Among the proposed changes, which the committee said should be carried out during 2017, would be guarantees that persons suspected of committing major crimes have the right to lawyers from the moment of arrest and throughout interrogation, limits on pre-trial detention, improvement of conditions in prisons and elimination of reduced sentences for the perpetrators of so-called “honour crimes”. 

The committee’s proposals also include “long-awaited changes to the penal code that would protect women from violence”, the HRW statement said, especially the current legal exception for perpetrators of sexual violence who can escape punishment if they agree to marry their victims, as well as of reduced sentences for so-called “honour crimes”, the statement said.  

The right of the state to hold suspects in pretrial detention will also be severely curtailed under the Royal committee’s proposals, being used as an “exceptional measure”, rather than the norm and only allowed under limited circumstances, the HRW statement explained. 

According to Jordan’s National Centre for Human Rights’ 2016 annual report, there were 28,437 people in pre-trial detention during 2015, a figure almost double that of  the 15,765 convicted prisoners serving judicial sentences.

While praising the proposed changes, the HRW statement also said that  “the recommendations fall short in several areas”. 

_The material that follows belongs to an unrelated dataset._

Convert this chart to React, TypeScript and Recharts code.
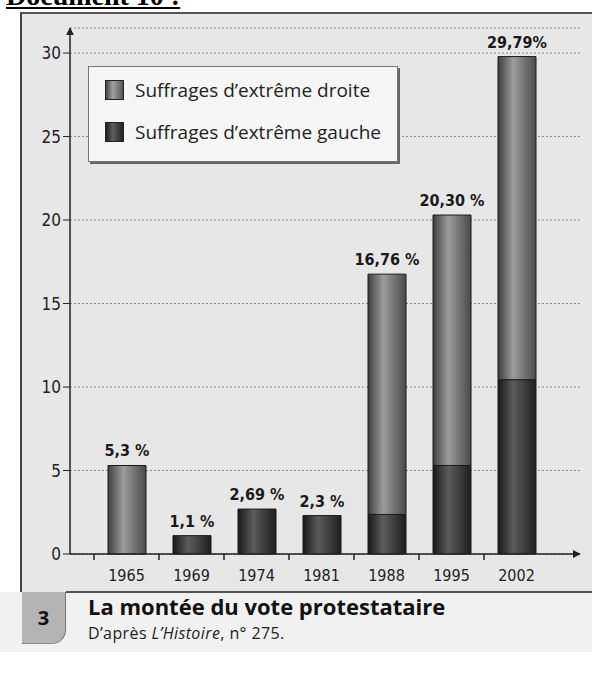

It noted that “the amendments also do not appear to apply to detentions by Jordan’s General Intelligence Directorate”, as well as not preventing “arbitrary administrative detention of up to a year by local governors”. 

The legal definition of torture in the Penal Code Article 208, HRW argued, would not be brought “into line with international standards” by the Royal committee’s proposals. 

 

Article 149, which criminalises “undermining the political regime or inciting opposition to it”, will also go unchanged, the HRW statement noted.